The broadcasts of First Caucasian, which was launched in mid-January via Eutelsat's satellite, stopped at the end of last week. Tbilisi accused the French operator of bowing to Russian censorship demands. The firm strongly denied the charge.
The channel targeted audiences throughout the Caucasus, including in Russia's troubled republics of Chechnya, Ingushetia and Dagestan, as well as the former Georgian republics of South Ossetia and Abkhazia, recognized by Moscow as independent states.
Georgia's public broadcaster, which incorporates the channel, is holding talks with U.S. firms on broadcasts in Russian territory via their satellites, Kommersant said.
"We are in talks with American operators, with several of them, but I have no right to disclose our partners' names or give contract volumes before the talks are completed," First Caucasian director Zurab Dvali told the daily.
"We hope the Americans will not bow to Gazprom," another official at the channel told the paper, referring to a contract between Eutelsat and a media unit of the Russian state-controlled energy giant Gazprom.
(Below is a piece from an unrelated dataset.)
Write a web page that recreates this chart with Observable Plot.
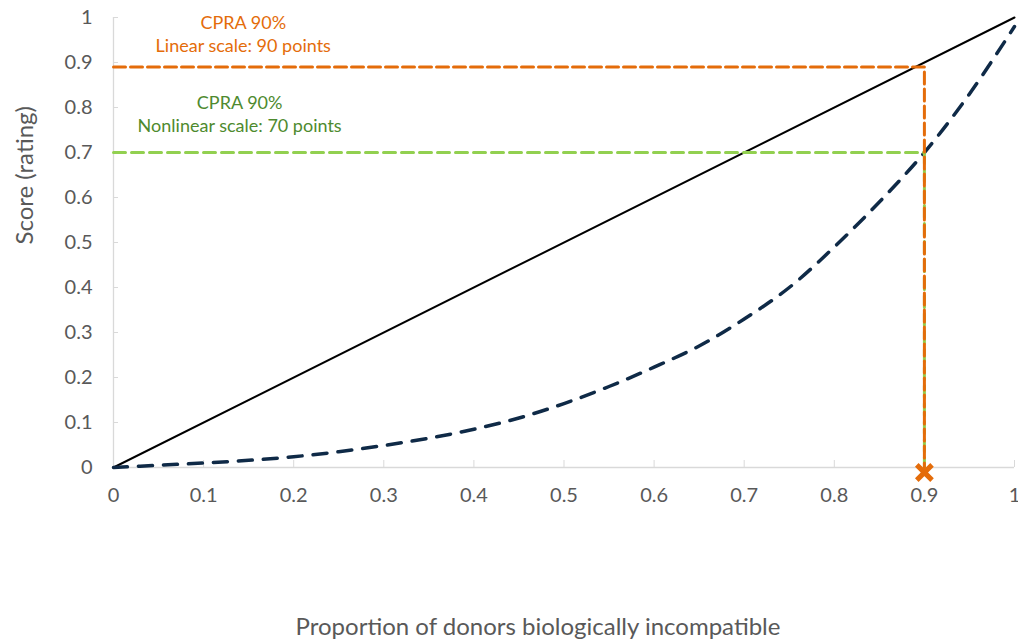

Eutelsat earlier denied that Russian pressure was behind the decision to cease the broadcasts, saying a final contract with Georgia's cash-strapped broadcaster had not been signed.
Gazprom-media dismissed the allegation as "nonsense," the paper said. Company spokesman Irina Zenkova said, as quoted by the daily, that the contract with Eutelsat was signed in March 2009, well ahead of Georgia's plans to broadcast in Russian.
Eutelsat spokeswoman Vanessa O'Connor said earlier the company hopes to agree a broadcast contract with First Caucasian in the future.
Georgian President Mikhail Saakashvili's administration said the channel was to provide an unbiased coverage of events, mainly in the volatile Caucasus, for Russian audiences.